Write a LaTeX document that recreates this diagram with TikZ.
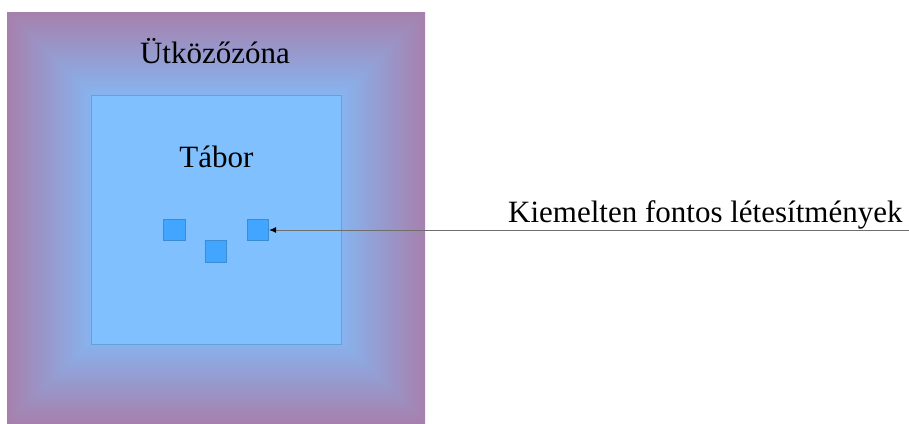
\documentclass[tikz,border=0pt]{standalone}
\usepackage{fontspec}
\setmainfont{Liberation Serif}
\usetikzlibrary{arrows.meta}
\pgfdeclarefunctionalshading{squaregrad}{\pgfpoint{-50bp}{-50bp}}{\pgfpoint{50bp}{50bp}}{}{
abs exch abs 2 copy lt {exch} if pop
25 div 0.5 sub 0.5 div
dup 0 lt {pop 0} if
dup 1 gt {pop 1} if
dup 0.149 mul 0.502 add
exch dup -0.251 mul 0.753 add
exch -0.325 mul 1 add
}
\definecolor{campfill}{RGB}{128,192,255}
\definecolor{campdraw}{RGB}{104,160,214}
\definecolor{sitefill}{RGB}{66,165,255}
\definecolor{sitedraw}{RGB}{60,140,210}
\definecolor{leader}{RGB}{110,110,110}
\tikzset{
  zone/.style={rectangle, inner sep=0pt, shading=squaregrad, minimum width=418pt, minimum height=411pt},
  camp/.style={rectangle, inner sep=0pt, fill=campfill, draw=campdraw, line width=1pt, minimum width=250pt, minimum height=249pt},
  site/.style={rectangle, inner sep=0pt, fill=sitefill, draw=sitedraw, line width=0.8pt, minimum size=21.5pt},
  lbl/.style={font=\fontsize{31pt}{36pt}\selectfont, inner sep=0pt, text=black},
  leaderline/.style={draw=leader, line width=0.8pt, -{Latex[black,length=7pt,width=6pt]}}
}
\begin{document}
\begin{tikzpicture}[x=1pt,y=-1pt]
\useasboundingbox (0,0) rectangle (909,423);
\node[zone] (zone) at (216,217.5) {};
\node[camp] (camp) at (216,219.5) {};
\node[lbl, anchor=base] (zonelbl) at (215,63) {Ütközőzóna};
\node[lbl, anchor=base] (camplbl) at (216.5,167) {Tábor};
\node[site] (s1) at (174.5,230) {};
\node[site] (s2) at (216,251.5) {};
\node[site] (s3) at (258,230) {};
\coordinate (lend) at (909,230);
\draw[leaderline] (lend) -- (s3.east);
\node[lbl, anchor=base west] (sitelbl) at (508,222) {Kiemelten fontos létesítmények};
\end{tikzpicture}
\end{document}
━━━━━━━━━━━━━━━━━━━━
*What the task asks*
Return each line exactly as written. Any picture gets left out.

*Solution to the problem*
Write a LaTeX document that recreates this diagram with TikZ.
\documentclass[tikz,border=0pt]{standalone}
\usepackage{fontspec}
\setmainfont{Liberation Serif}
\usetikzlibrary{arrows.meta}
\pgfdeclarefunctionalshading{squaregrad}{\pgfpoint{-50bp}{-50bp}}{\pgfpoint{50bp}{50bp}}{}{
abs exch abs 2 copy lt {exch} if pop
25 div 0.5 sub 0.5 div
dup 0 lt {pop 0} if
dup 1 gt {pop 1} if
dup 0.149 mul 0.502 add
exch dup -0.251 mul 0.753 add
exch -0.325 mul 1 add
}
\definecolor{campfill}{RGB}{128,192,255}
\definecolor{campdraw}{RGB}{104,160,214}
\definecolor{sitefill}{RGB}{66,165,255}
\definecolor{sitedraw}{RGB}{60,140,210}
\definecolor{leader}{RGB}{110,110,110}
\tikzset{
  zone/.style={rectangle, inner sep=0pt, shading=squaregrad, minimum width=418pt, minimum height=411pt},
  camp/.style={rectangle, inner sep=0pt, fill=campfill, draw=campdraw, line width=1pt, minimum width=250pt, minimum height=249pt},
  site/.style={rectangle, inner sep=0pt, fill=sitefill, draw=sitedraw, line width=0.8pt, minimum size=21.5pt},
  lbl/.style={font=\fontsize{31pt}{36pt}\selectfont, inner sep=0pt, text=black},
  leaderline/.style={draw=leader, line width=0.8pt, -{Latex[black,length=7pt,width=6pt]}}
}
\begin{document}
\begin{tikzpicture}[x=1pt,y=-1pt]
\useasboundingbox (0,0) rectangle (909,423);
\node[zone] (zone) at (216,217.5) {};
\node[camp] (camp) at (216,219.5) {};
\node[lbl, anchor=base] (zonelbl) at (215,63) {Ütközőzóna};
\node[lbl, anchor=base] (camplbl) at (216.5,167) {Tábor};
\node[site] (s1) at (174.5,230) {};
\node[site] (s2) at (216,251.5) {};
\node[site] (s3) at (258,230) {};
\coordinate (lend) at (909,230);
\draw[leaderline] (lend) -- (s3.east);
\node[lbl, anchor=base west] (sitelbl) at (508,222) {Kiemelten fontos létesítmények};
\end{tikzpicture}
\end{document}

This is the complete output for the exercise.